In December of 2012 Mayor Mike McGinn announced that the City of Seattle has reached an agreement with broadband developer Gigabit Squared to develop and operate an ultra high-speed fiber-to-the-home/fiber-to-the-business broadband network. The plan will begin with a demonstration fiber project in twelve Seattle neighborhoods and includes wireless methods to deploy services more quickly to other areas in the city. The initiative, leveraging the City of Seattle’s excess fiber capacity, the expertise of Gigabit Squared, and the community leadership of The University of Washington, aims to stimulate business opportunities, spur advancements in health care, education, and public safety, and enhance quality of life for the residents and businesses of Seattle.

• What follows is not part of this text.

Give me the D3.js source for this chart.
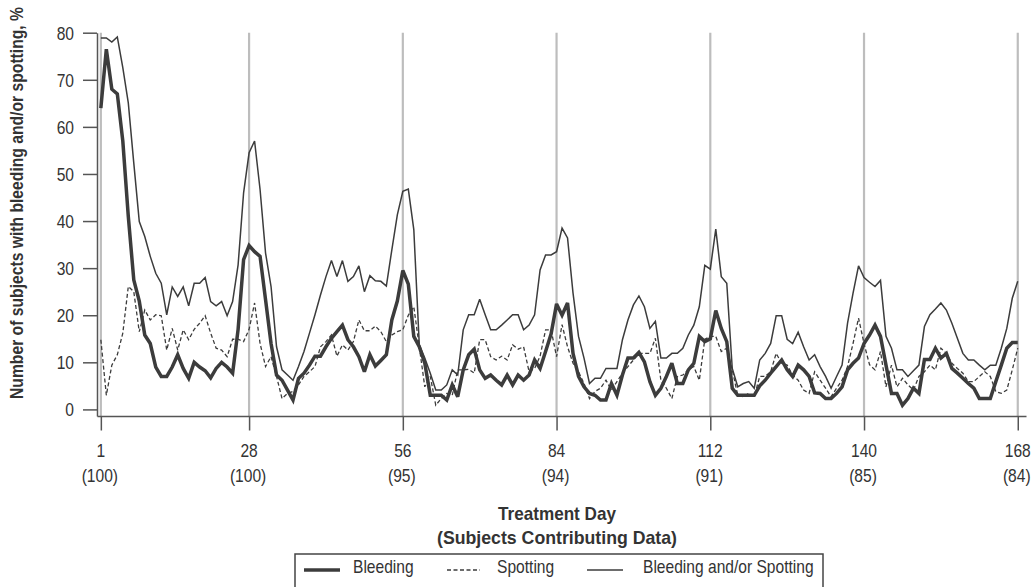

The City, the University and Gigabit Squared have signed a Memorandum of Understanding and a Letter of Intent that allows Gigabit Squared to begin raising the capital needed to conduct engineering work and to build out the demonstration fiber network. The project is the second city project announced by Gigabit Squared as part of its multi-million dollar Gigabit Neighborhood Gateway Program. Gigabit Squared will collaborate with the City of Seattle and the University of Washington to initiate a process for sharing information and soliciting input on the project from members of the affected communities.
The network, called Gigabit Seattle, includes three pieces: Fiber directly to the home and business in twelve demonstration neighborhoods, dedicated gigabit broadband wireless connections to multifamily housing and offices across Seattle, and next generation mobile wireless internet.
- Fiber to the home and business: Gigabit Seattle plans to build out a fiber-to-the-home/fiber-to-the-business (FTTH/FTTB) network to more than 50,000 households and businesses in 12 demonstration neighborhoods, connected together with the excess capacity that Gigabit Seattle will lease from the City’s own fiber network. Gigabit Seattle’s technology intends to offer gigabit speeds that are up to 1,000 times faster than the typical high-speed connection.
The initial 12 neighborhoods include: Area 1: the University of Washington’s West Campus District, Area 2: South Lake Union, Area 3: First Hill/Capitol Hill/Central Area, Area 4: the University of Washington’s Metropolitan Tract in downtown Seattle, Area 5: the University of Washington’s Family Housing at Sand Point, Area 6: Northgate, Area 7: Volunteer Park Area, Area 8: Beacon Hill and SODO Light Rail Station and Areas 9-12: Mount Baker, Columbia City, Othello, and Rainier Beach.
- Dedicated gigabit to multifamily housing and offices: To provide initial coverage beyond the 12 demonstration neighborhoods, Gigabit Seattle intends to build a dedicated gigabit broadband wireless umbrella to cover Seattle providing point-to-point radio access up to one gigabit per second. This will be achieved by placing fiber transmitters on top of 38 buildings across Seattle. These transmitters can beam fiber internet to multifamily housing and offices across Seattle, even those outside the twelve demonstration neighborhoods, as long as they are in a line of sight. Internet service would be delivered to individual units within a building through existing wiring. This wireless coverage can provide network and Internet services to customers that do not have immediate access to fiber in the city.
- Next generation mobile wireless internet: Gigabit Seattle will provide next generation wireless cloud services in its 12 neighborhoods to provide customers with mobile access.
The fiber network, the gigabit dedicated wireless connections, and wireless cloud services neighborhoods will together provide broadband wired and wireless network and Internet services, giving Seattle customers new choices.
This is the first demonstration project of Gigabit Squared’s Gigabit Neighborhood Gateway Program (GNGP), which will bring other projects like this to promote gigabit network innovation in six selected university communities across the country. The $200 million broadband program was developed in partnership with The University Community Next Generation Innovation Project (Gig.U).